Developers are creating a city in Guatemala, Michatoya Pacífico, as a business hub, where companies and businesses “can exchange, collaborate and share to improve their productivity and competitiveness” while providing residents with opportunities for “commerce, education, health and recreation,” according to its founders.
Then there’s Co-op City in the Bronx, which Bell calls a “very attractive model” for startup cities. It is, he says, “solidly middle-class.” It claims to be “the largest single residential development in the United States with a population of approximately 50,000 residents and its own zip code, 10475.”
That city features 35 high-rise buildings and “seven townhouse clusters consisting of garden and duplex apartments,” adding up to 15,000 units on 320 acres. “Only 20 percent of the land is developed, leaving a majority of the community’s natural beauty undisturbed and lots of green spaces in a serene, park-like environment,” according to its website.
Co-op City has its own power plant, its own garbage removal service and a public safety department. It is also the nation’s largest naturally occurring retirement community given the number of older people who have chosen to move there. The Bronx is one of urban America’s most dysfunctional areas, a breeding ground for crime and urban decay.
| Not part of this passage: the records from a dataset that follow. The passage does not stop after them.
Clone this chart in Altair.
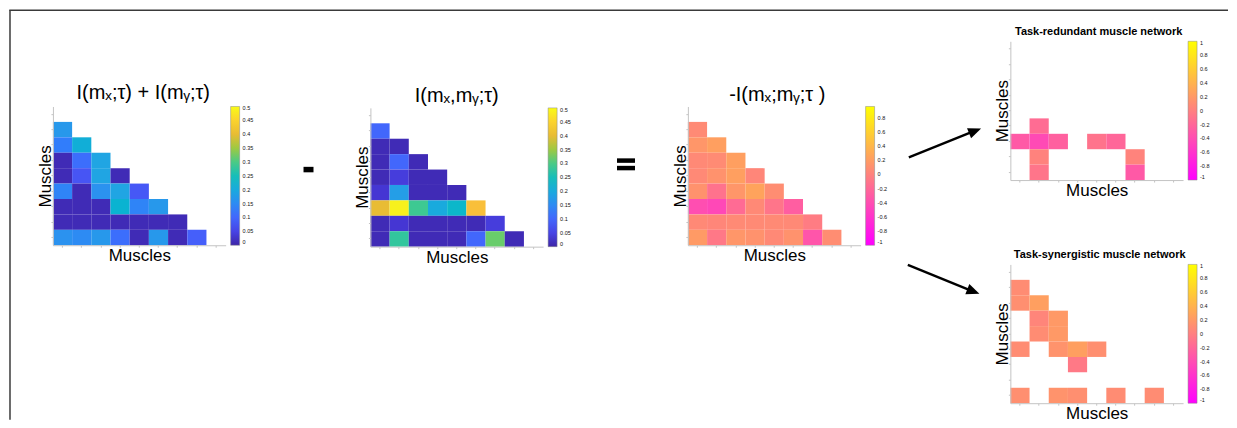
import altair as alt
import pandas as pd

FONT = "Liberation Sans, Arial, DejaVu Sans"

# ---------------- data (rows 1..8 of a 9x9 lower-triangular muscle matrix) ----------------
MUSCLE_ROWS = [0, 1, 2, 3, 4, 5, 6, 7, 8]
MUSCLE_COLS = [0, 1, 2, 3, 4, 5, 6, 7, 8]

MI_SUM = [  # I(mx;tau) + I(my;tau)
    [0.17],
    [0.13, 0.21],
    [0.01, 0.11, 0.19],
    [0.01, 0.075, 0.19, 0.01],
    [0.14, 0.01, 0.16, 0.19, 0.08],
    [0.01, 0.01, 0.01, 0.22, 0.14, 0.17],
    [0.01, 0.01, 0.01, 0.01, 0.01, 0.01, 0.01],
    [0.16, 0.15, 0.17, 0.11, 0.01, 0.17, 0.01, 0.09],
]

MI_JOINT = [  # I(mx,my;tau)
    [0.10],
    [0.01, 0.01],
    [0.01, 0.10, 0.01],
    [0.01, 0.04, 0.01, 0.01],
    [0.03, 0.18, 0.01, 0.01, 0.01],
    [0.40, 0.49, 0.29, 0.20, 0.23, 0.42],
    [0.01, 0.03, 0.01, 0.01, 0.01, 0.01, 0.04],
    [0.01, 0.28, 0.01, 0.01, 0.01, 0.10, 0.32, 0.01],
]

CO_INFO = [  # -I(mx;my;tau)
    [0.06],
    [0.15, 0.22],
    [0.05, 0.07, 0.22],
    [0.05, 0.12, 0.22, 0.03],
    [0.12, -0.12, 0.15, 0.25, 0.08],
    [-0.40, -0.45, -0.18, 0.05, -0.10, -0.28],
    [0.05, 0.03, 0.06, 0.06, 0.06, 0.05, -0.05],
    [0.18, -0.08, 0.15, 0.12, 0.05, 0.12, -0.35, 0.08],
]

REDUNDANT = [
    [None],
    [None, None],
    [None, None, None],
    [None, None, None, None],
    [None, -0.15, None, None, None],
    [-0.30, -0.42, -0.25, None, -0.10, -0.20],
    [None, 0.02, None, None, None, None, 0.03],
    [None, -0.08, None, None, None, None, -0.30, None],
]

SYNERGISTIC = [
    [0.10],
    [0.12, 0.25],
    [None, 0.04, 0.20],
    [None, 0.10, 0.20, None],
    [0.10, None, 0.15, 0.25, 0.12],
    [None, None, None, -0.05, None, None],
    [None, None, None, None, None, None, None],
    [0.12, None, 0.15, 0.12, None, 0.10, None, 0.10],
]

TITLES = ["I(mₓ;τ) + I(mᵧ;τ)", "I(mₓ,mᵧ;τ)", "-I(mₓ;mᵧ;τ )",
          "Task-redundant muscle network", "Task-synergistic muscle network"]
AXIS_TITLE = "Muscles"

LEG_MI = [0, 0.05, 0.1, 0.15, 0.2, 0.25, 0.3, 0.35, 0.4, 0.45, 0.5]
LEG_CO = [-1, -0.8, -0.6, -0.4, -0.2, 0, 0.2, 0.4, 0.6, 0.8]
LEG_NET = [-1, -0.8, -0.6, -0.4, -0.2, 0, 0.2, 0.4, 0.6, 0.8, 1]

# parula colormap samples (index in a 64-step map)
PARULA_IDX = [0, 4, 8, 12, 16, 20, 24, 28, 32, 36, 40, 44, 48, 52, 56, 60, 63]
PARULA = ["#3e26a8", "#4537d5", "#484df0", "#4563fc", "#327bfc", "#2b91ef", "#20a5e3",
          "#08b4d0", "#19bfb6", "#37c897", "#64cd6f", "#9dc943", "#d1bf27", "#f8ba3d",
          "#fccf30", "#f5e327", "#f9fb15"]
SPRING = ["#ff00ff", "#ffff00"]

# ---------------- layout constants ----------------
PW, PH = 173, 139
DUMMY = pd.DataFrame({"k": [0]})


def to_df(mat):
    recs = []
    for i, row in enumerate(mat, start=1):
        for j, v in enumerate(row):
            if v is not None:
                recs.append({"row": MUSCLE_ROWS[i], "col": MUSCLE_COLS[j], "value": v})
    return pd.DataFrame(recs)


def axis(**kw):
    return alt.Axis(labels=False, ticks=True, tickSize=2, tickColor="#c4c4c4",
                    domainColor="#c4c4c4", domainWidth=1, grid=False,
                    title=AXIS_TITLE, titleFont=FONT, titleFontSize=17,
                    titleFontWeight="normal", titleColor="#000", titlePadding=0, **kw)


def panel(mat, title, top, tdx, tdy, tsize, tweight, scale, leg_values, xaxis_offset=0):
    df = to_df(mat)
    rect = alt.Chart(df).mark_rect().encode(
        x=alt.X("col:O", scale=alt.Scale(domain=MUSCLE_COLS),
                axis=axis(orient="bottom", offset=xaxis_offset)),
        y=alt.Y("row:O", scale=alt.Scale(domain=MUSCLE_ROWS, range=[top, top + PH]),
                axis=axis(orient="left", titleBaseline="alphabetic")),
        color=alt.Color("value:Q", scale=scale, legend=alt.Legend(
            title=None, orient="none", legendX=PW + 5, legendY=top,
            direction="vertical", padding=0,
            gradientLength=PH, gradientThickness=9, gradientStrokeColor="#888",
            gradientStrokeWidth=0.5, values=leg_values, labelOverlap=False,
            labelExpr="replace(format(datum.value, '.2~f'), '\u2212', '-')",
            labelFont=FONT, labelFontSize=5.5, labelColor="#111", labelOffset=3,
            labelBaseline="middle")),
    )
    ttl = alt.Chart(DUMMY).mark_text(
        text=title, font=FONT, fontSize=tsize, fontWeight=tweight, color="#000",
        align="center", baseline="alphabetic",
    ).encode(x=alt.value(PW / 2 + tdx), y=alt.value(top + tdy))
    return [rect, ttl]


def indep(c):
    return c.resolve_scale(color="independent", x="independent", y="independent")


mi_scale = alt.Scale(domain=[i / 63 * 0.5 for i in PARULA_IDX], range=PARULA, interpolate="rgb")
co_scale = alt.Scale(domain=[-1, 0.96], range=SPRING, interpolate="rgb")
net_scale = alt.Scale(domain=[-1, 1], range=SPRING, interpolate="rgb")

T1, T2, T3, T4, T5 = 98.3, 99.7, 98.3, 33.0, 256.5

p1 = alt.layer(*panel(MI_SUM, TITLES[0], T1, 4, -7, 20, "normal", mi_scale, LEG_MI)
               ).properties(width=PW, height=T1 + PH)
p2 = alt.layer(*panel(MI_JOINT, TITLES[1], T2, 0, -5.5, 20, "normal", mi_scale, LEG_MI)
               ).properties(width=PW, height=T2 + PH)
p3 = alt.layer(*panel(CO_INFO, TITLES[2], T3, 3, -5.5, 20, "normal", co_scale, LEG_CO)
               ).properties(width=PW, height=T3 + PH)
p45 = indep(alt.layer(
    *panel(REDUNDANT, TITLES[3], T4, 2, -6, 11, "bold", net_scale, LEG_NET,
           xaxis_offset=-(T5 - T4)),
    *panel(SYNERGISTIC, TITLES[4], T5, 3, -6, 11, "bold", net_scale, LEG_NET),
)).properties(width=PW, height=T5 + PH)

# frame lines of the figure (annotation)
frame = alt.layer(
    alt.Chart(DUMMY).mark_rule(color="#3a3a3a", strokeWidth=1.5).encode(
        x=alt.value(0.25), x2=alt.value(1221), y=alt.value(2)),
    alt.Chart(DUMMY).mark_rule(color="#3a3a3a", strokeWidth=1.5).encode(
        x=alt.value(1), y=alt.value(2), y2=alt.value(412)),
).properties(width=44, height=1)

# operator signs and arrows (annotations)
minus = alt.Chart(DUMMY).mark_rule(color="#000", strokeWidth=5.5).encode(
    x=alt.value(78), x2=alt.value(88), y=alt.value(161.5)).properties(width=145, height=1)

equals = alt.layer(
    alt.Chart(DUMMY).mark_rule(color="#000", strokeWidth=4.5).encode(
        x=alt.value(74), x2=alt.value(92), y=alt.value(152.5)),
    alt.Chart(DUMMY).mark_rule(color="#000", strokeWidth=4.5).encode(
        x=alt.value(74), x2=alt.value(92), y=alt.value(160)),
).properties(width=145, height=1)

HEAD = "M0,0L-1,-0.42L-1,0.42Z"
arrows = alt.layer(
    alt.Chart(DUMMY).mark_rule(color="#000", strokeWidth=2.4).encode(
        x=alt.value(48.3), y=alt.value(149.3), x2=alt.value(112.3), y2=alt.value(123.6)),
    alt.Chart(DUMMY).mark_point(shape=HEAD, size=676, filled=True, color="#000",
                                opacity=1, angle=338.2).encode(
        x=alt.value(120.7), y=alt.value(120.3)),
    alt.Chart(DUMMY).mark_rule(color="#000", strokeWidth=2.4).encode(
        x=alt.value(47.3), y=alt.value(257), x2=alt.value(110.6), y2=alt.value(282.7)),
    alt.Chart(DUMMY).mark_point(shape=HEAD, size=676, filled=True, color="#000",
                                opacity=1, angle=21.6).encode(
        x=alt.value(119), y=alt.value(286)),
).properties(width=150, height=1)

chart = indep(alt.hconcat(frame, p1, minus, p2, equals, p3, arrows, p45,
                          spacing=0, bounds="flush", padding=0)
              ).configure_view(stroke="transparent", strokeOpacity=0)

chart.save("out.html", embed_options={"renderer": "svg", "actions": False})
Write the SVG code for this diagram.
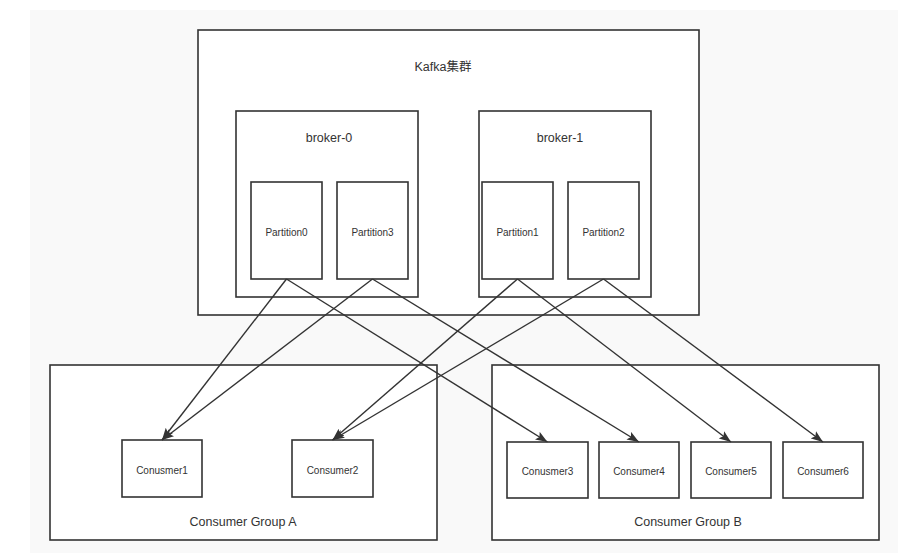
<svg xmlns="http://www.w3.org/2000/svg" width="924" height="555" viewBox="0 0 924 555">
<style>
.box{fill:#fff;stroke:#333;stroke-width:1.6}
.t{font-family:"Liberation Sans","Noto Sans CJK SC",sans-serif;fill:#333;text-anchor:middle;dominant-baseline:central}
.big{font-size:12.5px}
.sm{font-size:10px}
.c{fill:none;stroke:#333;stroke-width:1.4}
</style>
<defs>
<marker id="ah" viewBox="0 0 12 10" refX="12" refY="5" markerWidth="12" markerHeight="10" markerUnits="userSpaceOnUse" orient="auto">
<path d="M0,0.5 L12,5 L0,9.5 L2.5,5 z" fill="#333"/>
</marker>
</defs>
<rect x="30" y="10" width="868" height="543" fill="#f9f9f9"/>
<g id="kafka">
<rect class="box" x="198" y="30" width="501" height="285"/>
<text class="t big" x="443" y="67">Kafka集群</text>
</g>
<g id="broker-0">
<rect class="box" x="236" y="111" width="182" height="186"/>
<text class="t big" x="329" y="138">broker-0</text>
</g>
<g id="broker-1">
<rect class="box" x="479" y="111" width="172" height="186"/>
<text class="t big" x="560" y="138">broker-1</text>
</g>
<g id="partition0">
<rect class="box" x="251" y="182" width="71" height="97"/>
<text class="t sm" x="286.5" y="232">Partition0</text>
</g>
<g id="partition3">
<rect class="box" x="337" y="182" width="71" height="97"/>
<text class="t sm" x="372.5" y="232">Partition3</text>
</g>
<g id="partition1">
<rect class="box" x="482" y="182" width="71" height="97"/>
<text class="t sm" x="517.5" y="232">Partition1</text>
</g>
<g id="partition2">
<rect class="box" x="568" y="182" width="71" height="97"/>
<text class="t sm" x="603.5" y="232">Partition2</text>
</g>
<g id="groupA">
<rect class="box" x="50" y="365" width="387" height="175"/>
<text class="t big" x="243" y="522">Consumer Group A</text>
</g>
<g id="groupB">
<rect class="box" x="492" y="365" width="387" height="175"/>
<text class="t big" x="688" y="522">Consumer Group B</text>
</g>
<g id="consumer1">
<rect class="box" x="122" y="440" width="80" height="57"/>
<text class="t sm" x="162" y="470">Conusmer1</text>
</g>
<g id="consumer2">
<rect class="box" x="292" y="440" width="81" height="57"/>
<text class="t sm" x="332.5" y="470">Consumer2</text>
</g>
<g id="consumer3">
<rect class="box" x="507" y="442" width="81" height="56"/>
<text class="t sm" x="547.5" y="471">Conusmer3</text>
</g>
<g id="consumer4">
<rect class="box" x="599" y="442" width="80" height="56"/>
<text class="t sm" x="639" y="471">Consumer4</text>
</g>
<g id="consumer5">
<rect class="box" x="691" y="442" width="80" height="56"/>
<text class="t sm" x="731" y="471">Consumer5</text>
</g>
<g id="consumer6">
<rect class="box" x="783" y="442" width="80" height="56"/>
<text class="t sm" x="823" y="471">Consumer6</text>
</g>
<g id="connectors">
<line class="c" x1="286.5" y1="279" x2="162" y2="440" marker-end="url(#ah)"/>
<line class="c" x1="286.5" y1="279" x2="547.5" y2="442" marker-end="url(#ah)"/>
<line class="c" x1="372.5" y1="279" x2="162" y2="440" marker-end="url(#ah)"/>
<line class="c" x1="372.5" y1="279" x2="639" y2="442" marker-end="url(#ah)"/>
<line class="c" x1="517.5" y1="279" x2="332.5" y2="440" marker-end="url(#ah)"/>
<line class="c" x1="517.5" y1="279" x2="731" y2="442" marker-end="url(#ah)"/>
<line class="c" x1="603.5" y1="279" x2="332.5" y2="440" marker-end="url(#ah)"/>
<line class="c" x1="603.5" y1="279" x2="823" y2="442" marker-end="url(#ah)"/>
</g>
</svg>
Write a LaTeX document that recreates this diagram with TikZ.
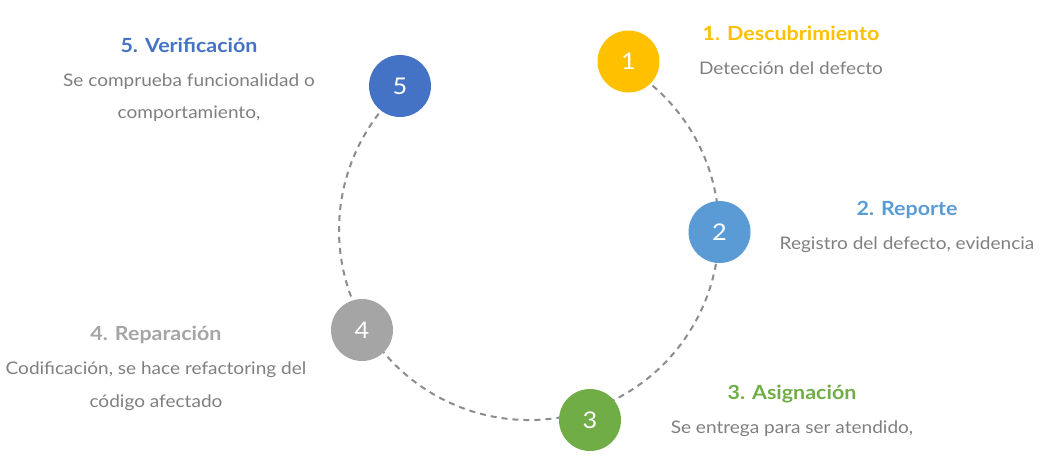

By creating a well-managed island, its supporters recognize that the main problem in the Bronx isn’t its residents – but its poorly run government, which has led to the collapse of the area’s social fabric. It offers a competitive alternative in the same way that charter schools offer an alternative for urban residents stuck in poor school districts.
No one thinks that startup cities are the perfect remedy for immediately solving the ills afflicting many municipalities. But maybe the trend, as modest as it is, can create enough competition to force established cities to improve their governance. The politicians and bureaucrats who run our urban areas need to have their tired, ineffective and counterproductive ideas challenged.
Kerry Jackson is an independent journalist and a fellow with the Center for California Reform at the Pacific Research Institute.